● **Provided information**:

/---

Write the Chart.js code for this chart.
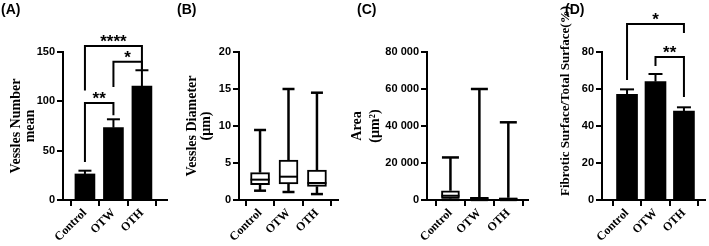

\---
/---

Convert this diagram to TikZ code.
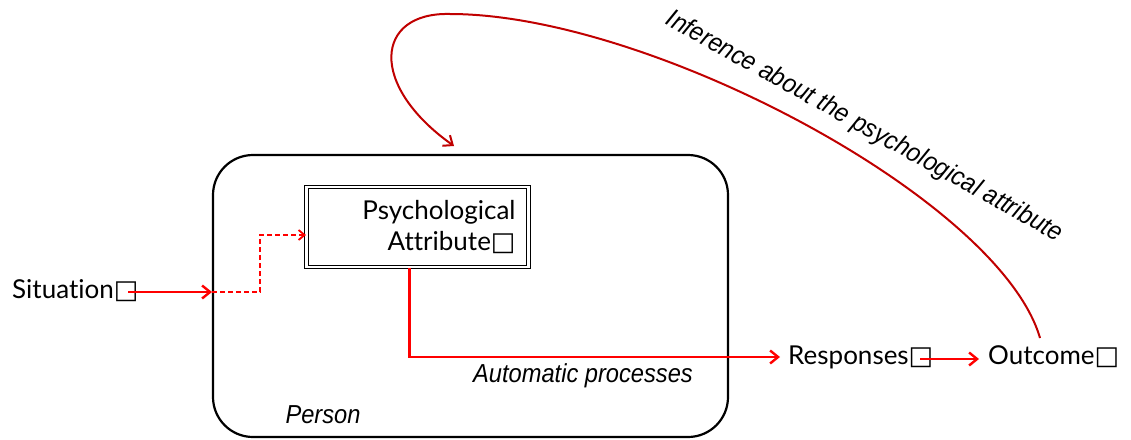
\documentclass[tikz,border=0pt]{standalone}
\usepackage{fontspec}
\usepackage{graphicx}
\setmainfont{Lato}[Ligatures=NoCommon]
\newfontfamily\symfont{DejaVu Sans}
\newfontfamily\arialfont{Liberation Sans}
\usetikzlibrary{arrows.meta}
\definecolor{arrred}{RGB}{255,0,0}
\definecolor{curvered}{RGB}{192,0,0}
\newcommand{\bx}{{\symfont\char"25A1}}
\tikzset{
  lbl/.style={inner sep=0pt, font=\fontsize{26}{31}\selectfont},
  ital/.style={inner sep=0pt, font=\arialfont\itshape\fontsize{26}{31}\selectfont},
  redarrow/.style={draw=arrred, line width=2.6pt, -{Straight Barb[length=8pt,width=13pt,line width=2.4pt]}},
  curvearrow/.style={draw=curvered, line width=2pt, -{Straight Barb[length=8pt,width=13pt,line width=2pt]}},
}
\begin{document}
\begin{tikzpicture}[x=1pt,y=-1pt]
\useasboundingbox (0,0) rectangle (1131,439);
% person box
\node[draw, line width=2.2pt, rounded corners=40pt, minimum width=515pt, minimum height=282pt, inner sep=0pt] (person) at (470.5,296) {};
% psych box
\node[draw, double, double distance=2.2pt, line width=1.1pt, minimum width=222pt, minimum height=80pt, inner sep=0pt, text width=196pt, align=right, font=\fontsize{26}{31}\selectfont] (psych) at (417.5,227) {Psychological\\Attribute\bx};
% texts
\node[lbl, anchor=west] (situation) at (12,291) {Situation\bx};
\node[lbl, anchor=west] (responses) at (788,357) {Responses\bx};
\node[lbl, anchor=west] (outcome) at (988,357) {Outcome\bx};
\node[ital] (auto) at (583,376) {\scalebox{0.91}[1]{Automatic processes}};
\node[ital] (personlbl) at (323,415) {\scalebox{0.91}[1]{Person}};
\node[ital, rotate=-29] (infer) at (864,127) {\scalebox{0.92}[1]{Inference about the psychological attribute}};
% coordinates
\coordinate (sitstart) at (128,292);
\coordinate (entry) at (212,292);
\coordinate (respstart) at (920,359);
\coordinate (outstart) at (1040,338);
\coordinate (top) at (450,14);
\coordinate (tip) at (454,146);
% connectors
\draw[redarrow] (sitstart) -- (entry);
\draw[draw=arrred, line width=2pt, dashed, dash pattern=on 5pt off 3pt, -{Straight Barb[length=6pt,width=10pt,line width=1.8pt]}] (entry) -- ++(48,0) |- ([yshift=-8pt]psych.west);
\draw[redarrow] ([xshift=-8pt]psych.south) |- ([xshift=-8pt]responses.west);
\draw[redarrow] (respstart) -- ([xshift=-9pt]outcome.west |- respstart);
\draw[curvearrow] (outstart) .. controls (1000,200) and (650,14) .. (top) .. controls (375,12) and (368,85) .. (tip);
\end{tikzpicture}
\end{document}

\---

● **What to do**:
Pick out each line containing "code" and report it.

● **Expected answer**:
Write the Chart.js code for this chart.
Convert this diagram to TikZ code.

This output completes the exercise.